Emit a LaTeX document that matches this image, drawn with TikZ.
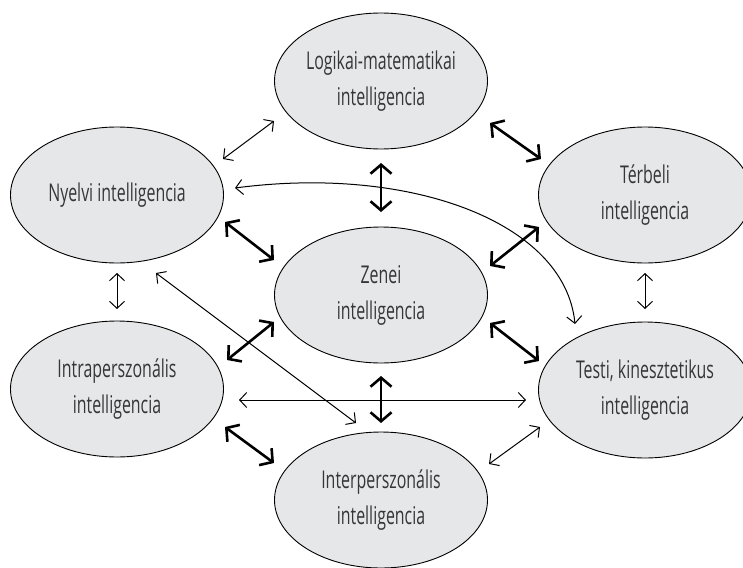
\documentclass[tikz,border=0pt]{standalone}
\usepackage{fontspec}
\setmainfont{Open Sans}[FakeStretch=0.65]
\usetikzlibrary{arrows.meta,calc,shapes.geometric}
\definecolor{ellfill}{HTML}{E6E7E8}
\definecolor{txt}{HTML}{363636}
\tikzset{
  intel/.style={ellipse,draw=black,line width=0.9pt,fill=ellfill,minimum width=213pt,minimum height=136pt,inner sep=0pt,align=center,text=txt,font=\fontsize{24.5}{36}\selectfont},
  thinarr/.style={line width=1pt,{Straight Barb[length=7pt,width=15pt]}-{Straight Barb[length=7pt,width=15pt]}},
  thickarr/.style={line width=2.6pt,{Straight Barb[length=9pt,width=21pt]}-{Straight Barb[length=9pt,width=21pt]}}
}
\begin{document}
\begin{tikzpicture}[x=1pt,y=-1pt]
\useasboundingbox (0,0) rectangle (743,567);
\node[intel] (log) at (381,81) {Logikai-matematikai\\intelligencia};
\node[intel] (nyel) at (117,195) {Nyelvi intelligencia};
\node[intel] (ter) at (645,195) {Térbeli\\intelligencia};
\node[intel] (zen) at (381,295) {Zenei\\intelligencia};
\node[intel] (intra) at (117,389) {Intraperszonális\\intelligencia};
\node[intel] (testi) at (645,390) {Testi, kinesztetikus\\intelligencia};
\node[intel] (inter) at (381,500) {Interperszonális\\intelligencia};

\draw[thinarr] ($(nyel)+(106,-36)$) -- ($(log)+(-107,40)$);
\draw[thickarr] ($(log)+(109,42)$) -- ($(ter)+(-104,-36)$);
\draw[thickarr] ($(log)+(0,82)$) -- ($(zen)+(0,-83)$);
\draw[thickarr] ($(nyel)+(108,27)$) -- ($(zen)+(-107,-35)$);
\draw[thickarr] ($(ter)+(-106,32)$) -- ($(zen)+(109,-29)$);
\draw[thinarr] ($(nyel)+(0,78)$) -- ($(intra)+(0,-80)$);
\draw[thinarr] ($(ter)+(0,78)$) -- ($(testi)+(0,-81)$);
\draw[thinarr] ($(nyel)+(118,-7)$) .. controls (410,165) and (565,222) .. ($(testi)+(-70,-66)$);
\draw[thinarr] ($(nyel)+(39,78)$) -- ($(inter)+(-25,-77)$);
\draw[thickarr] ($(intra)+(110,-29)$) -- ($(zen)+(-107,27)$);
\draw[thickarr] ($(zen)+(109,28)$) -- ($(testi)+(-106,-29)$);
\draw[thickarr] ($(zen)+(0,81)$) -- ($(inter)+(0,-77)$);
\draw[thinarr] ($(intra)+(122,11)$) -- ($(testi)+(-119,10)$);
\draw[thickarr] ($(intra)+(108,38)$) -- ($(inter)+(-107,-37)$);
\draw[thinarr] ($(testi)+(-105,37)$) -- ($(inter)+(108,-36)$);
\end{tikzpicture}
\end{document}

:::::

● Your task
Without the pictures, output the full listing exactly as it stands.

● Task response
Emit a LaTeX document that matches this image, drawn with TikZ.
\documentclass[tikz,border=0pt]{standalone}
\usepackage{fontspec}
\setmainfont{Open Sans}[FakeStretch=0.65]
\usetikzlibrary{arrows.meta,calc,shapes.geometric}
\definecolor{ellfill}{HTML}{E6E7E8}
\definecolor{txt}{HTML}{363636}
\tikzset{
  intel/.style={ellipse,draw=black,line width=0.9pt,fill=ellfill,minimum width=213pt,minimum height=136pt,inner sep=0pt,align=center,text=txt,font=\fontsize{24.5}{36}\selectfont},
  thinarr/.style={line width=1pt,{Straight Barb[length=7pt,width=15pt]}-{Straight Barb[length=7pt,width=15pt]}},
  thickarr/.style={line width=2.6pt,{Straight Barb[length=9pt,width=21pt]}-{Straight Barb[length=9pt,width=21pt]}}
}
\begin{document}
\begin{tikzpicture}[x=1pt,y=-1pt]
\useasboundingbox (0,0) rectangle (743,567);
\node[intel] (log) at (381,81) {Logikai-matematikai\\intelligencia};
\node[intel] (nyel) at (117,195) {Nyelvi intelligencia};
\node[intel] (ter) at (645,195) {Térbeli\\intelligencia};
\node[intel] (zen) at (381,295) {Zenei\\intelligencia};
\node[intel] (intra) at (117,389) {Intraperszonális\\intelligencia};
\node[intel] (testi) at (645,390) {Testi, kinesztetikus\\intelligencia};
\node[intel] (inter) at (381,500) {Interperszonális\\intelligencia};

\draw[thinarr] ($(nyel)+(106,-36)$) -- ($(log)+(-107,40)$);
\draw[thickarr] ($(log)+(109,42)$) -- ($(ter)+(-104,-36)$);
\draw[thickarr] ($(log)+(0,82)$) -- ($(zen)+(0,-83)$);
\draw[thickarr] ($(nyel)+(108,27)$) -- ($(zen)+(-107,-35)$);
\draw[thickarr] ($(ter)+(-106,32)$) -- ($(zen)+(109,-29)$);
\draw[thinarr] ($(nyel)+(0,78)$) -- ($(intra)+(0,-80)$);
\draw[thinarr] ($(ter)+(0,78)$) -- ($(testi)+(0,-81)$);
\draw[thinarr] ($(nyel)+(118,-7)$) .. controls (410,165) and (565,222) .. ($(testi)+(-70,-66)$);
\draw[thinarr] ($(nyel)+(39,78)$) -- ($(inter)+(-25,-77)$);
\draw[thickarr] ($(intra)+(110,-29)$) -- ($(zen)+(-107,27)$);
\draw[thickarr] ($(zen)+(109,28)$) -- ($(testi)+(-106,-29)$);
\draw[thickarr] ($(zen)+(0,81)$) -- ($(inter)+(0,-77)$);
\draw[thinarr] ($(intra)+(122,11)$) -- ($(testi)+(-119,10)$);
\draw[thickarr] ($(intra)+(108,38)$) -- ($(inter)+(-107,-37)$);
\draw[thinarr] ($(testi)+(-105,37)$) -- ($(inter)+(108,-36)$);
\end{tikzpicture}
\end{document}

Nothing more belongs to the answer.